La CNIL a, elle aussi, émis plusieurs réserves quant à la centralisation des informations biométriques dans un fichier s’agissant des nouvelles cartes nationales d’identité. Gardons toujours en mémoire, lorsqu’il est question de création et d’exploitation de fichiers contenant des données personnelles, les tristes heures de notre histoire !
Le principe de protection des libertés est intangible. Nous veillerons donc, aussi bien lors de la discussion des articles que lors du passage du texte en commission mixte paritaire, à ce qu’on ne revienne absolument pas à la rédaction votée par l’Assemblée nationale.
Ce principe de protection des libertés devrait s’appliquer à tous. Pourtant ce n’est pas le cas : il existe bien un droit d’exception, celui qui s’applique aux étrangers vivant en France.
La mise en place du titre de séjour pour les étrangers, en application du décret du 8 juin 2011, introduit un nouveau traitement informatisé de gestion des dossiers des ressortissants étrangers à l’espace Schengen. Cela permet de rassembler et d’enregistrer à peu près tout de la vie administrative, mais aussi médicale, par exemple, de chaque étranger ; ce sont 7 millions de personnes vivant légalement sur notre territoire qui sont concernées ! Et ce fichage concerne non seulement les étrangers, mais aussi, depuis 2005, les Français hébergeant des étrangers séjournant dans notre pays avec un visa !
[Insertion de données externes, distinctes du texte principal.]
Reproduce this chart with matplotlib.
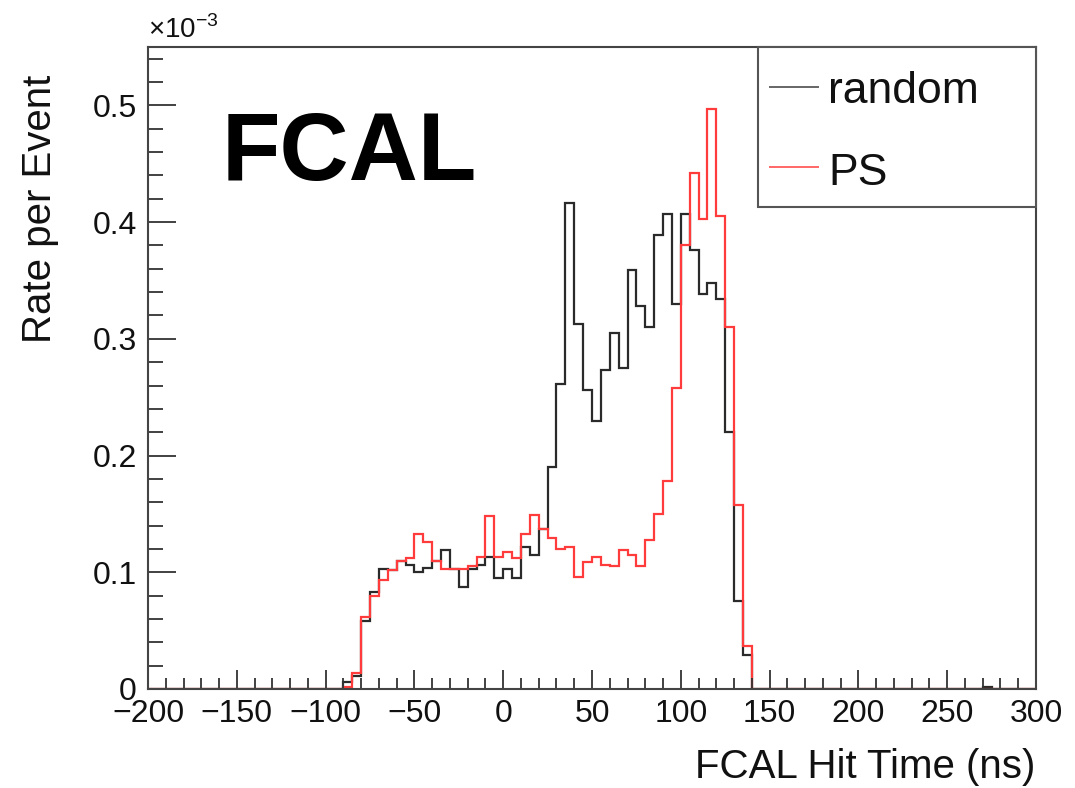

Voilà pourquoi nous vous adressons aujourd'hui un signal fort, monsieur le ministre. Nous voterons la création d’un fichier qui permettra, en conjugaison avec la nouvelle carte d’identité biométrique, de lutter efficacement contre la fraude à l’identité. Nous validons une telle évolution, mais en y ajoutant des garanties législatives sur le contenu et l’usage de ce fichier afin de garantir les libertés individuelles. Cela permettra, nous l’espérons, de convaincre nos partenaires européens d’envisager progressivement une politique harmonisée sur le sujet.
Nous sommes satisfaits qu’une telle perspective simplifie la délivrance des titres d’identité à nos concitoyens, mais rappelons tout de même, à cette occasion, la honte que constituent pour notre pays les conditions inhumaines et indignes de délivrance ou de renouvellement des titres de séjour pour étranger.
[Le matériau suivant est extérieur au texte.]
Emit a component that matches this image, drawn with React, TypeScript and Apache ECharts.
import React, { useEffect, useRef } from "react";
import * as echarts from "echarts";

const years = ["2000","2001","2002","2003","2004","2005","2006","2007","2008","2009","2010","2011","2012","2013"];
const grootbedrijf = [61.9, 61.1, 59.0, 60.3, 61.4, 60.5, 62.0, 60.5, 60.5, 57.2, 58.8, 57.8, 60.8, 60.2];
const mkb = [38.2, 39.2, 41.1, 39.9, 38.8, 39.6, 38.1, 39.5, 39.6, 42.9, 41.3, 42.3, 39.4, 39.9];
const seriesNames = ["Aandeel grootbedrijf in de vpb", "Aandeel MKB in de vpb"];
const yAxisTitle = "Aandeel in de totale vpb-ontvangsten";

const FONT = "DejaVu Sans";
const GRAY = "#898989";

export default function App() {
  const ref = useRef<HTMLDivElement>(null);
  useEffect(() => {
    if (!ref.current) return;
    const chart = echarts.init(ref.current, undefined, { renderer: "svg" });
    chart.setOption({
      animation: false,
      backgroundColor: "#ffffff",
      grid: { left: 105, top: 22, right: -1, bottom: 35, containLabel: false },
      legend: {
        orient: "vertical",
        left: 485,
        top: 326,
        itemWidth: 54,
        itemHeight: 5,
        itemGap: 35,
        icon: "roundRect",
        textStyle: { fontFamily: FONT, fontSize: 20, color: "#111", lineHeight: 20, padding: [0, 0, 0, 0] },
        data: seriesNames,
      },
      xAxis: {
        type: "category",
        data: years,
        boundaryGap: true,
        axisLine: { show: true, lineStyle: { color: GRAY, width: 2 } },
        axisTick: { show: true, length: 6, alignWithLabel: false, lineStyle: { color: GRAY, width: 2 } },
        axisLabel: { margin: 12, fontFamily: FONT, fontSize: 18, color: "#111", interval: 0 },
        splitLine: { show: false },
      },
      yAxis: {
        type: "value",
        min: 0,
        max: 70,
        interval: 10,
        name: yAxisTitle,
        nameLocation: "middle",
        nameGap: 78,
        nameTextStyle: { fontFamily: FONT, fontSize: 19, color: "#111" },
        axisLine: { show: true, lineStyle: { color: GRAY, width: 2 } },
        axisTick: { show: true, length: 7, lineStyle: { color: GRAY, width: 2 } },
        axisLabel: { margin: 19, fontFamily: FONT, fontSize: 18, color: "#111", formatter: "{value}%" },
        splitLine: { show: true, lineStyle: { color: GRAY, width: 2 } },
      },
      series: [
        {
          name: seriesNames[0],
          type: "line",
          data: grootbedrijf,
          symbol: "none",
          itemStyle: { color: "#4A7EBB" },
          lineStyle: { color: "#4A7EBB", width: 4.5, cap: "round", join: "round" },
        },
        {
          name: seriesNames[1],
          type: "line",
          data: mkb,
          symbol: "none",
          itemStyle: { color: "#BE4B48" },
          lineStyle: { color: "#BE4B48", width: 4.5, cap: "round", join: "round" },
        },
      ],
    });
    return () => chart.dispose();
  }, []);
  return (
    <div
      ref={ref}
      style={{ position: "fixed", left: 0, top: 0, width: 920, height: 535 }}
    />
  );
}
Enfin, nous soulignons l’importance de la position adoptée par la commission des lois et le groupe socialiste, qui souhaitent encadrer strictement et précisément par la loi la nature et l’usage de ce fichier et de la biométrie.
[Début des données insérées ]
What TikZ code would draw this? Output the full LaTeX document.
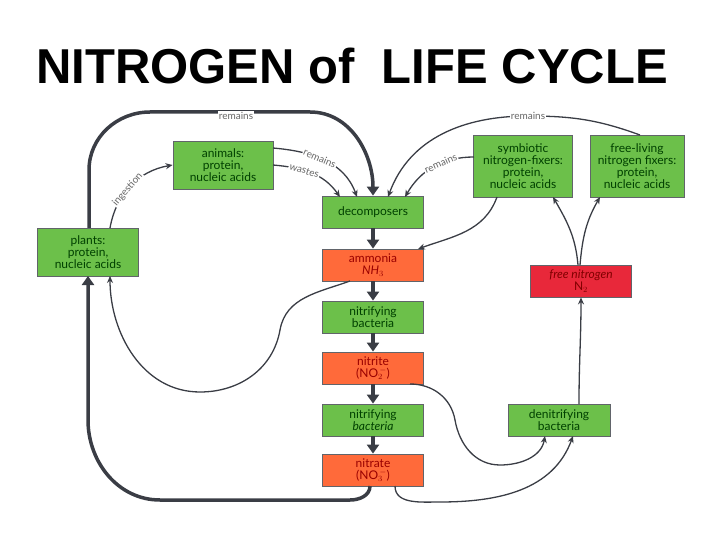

Il est heureux que le législateur se soit aujourd'hui saisi d’un sujet – j’en remercie le groupe UMP – que le Gouvernement avait tenu depuis des années à laisser dans le domaine réglementaire, avec toutes les dérives et atteintes à la liberté, à l’intimité que nous constatons aujourd’hui pour une partie des habitants de notre pays.
Monsieur le ministre, il ne peut pas y avoir deux poids, deux mesures. Après l’adoption de ce texte, il faudra revenir au droit commun pour les étrangers titulaires d’un titre de séjour en France, donc en situation régulière. L’intégration commande qu’ils soient traités, eux et les Français qui les fréquentent, comme l’ensemble des citoyens du pays, et non pas comme des délinquants potentiels.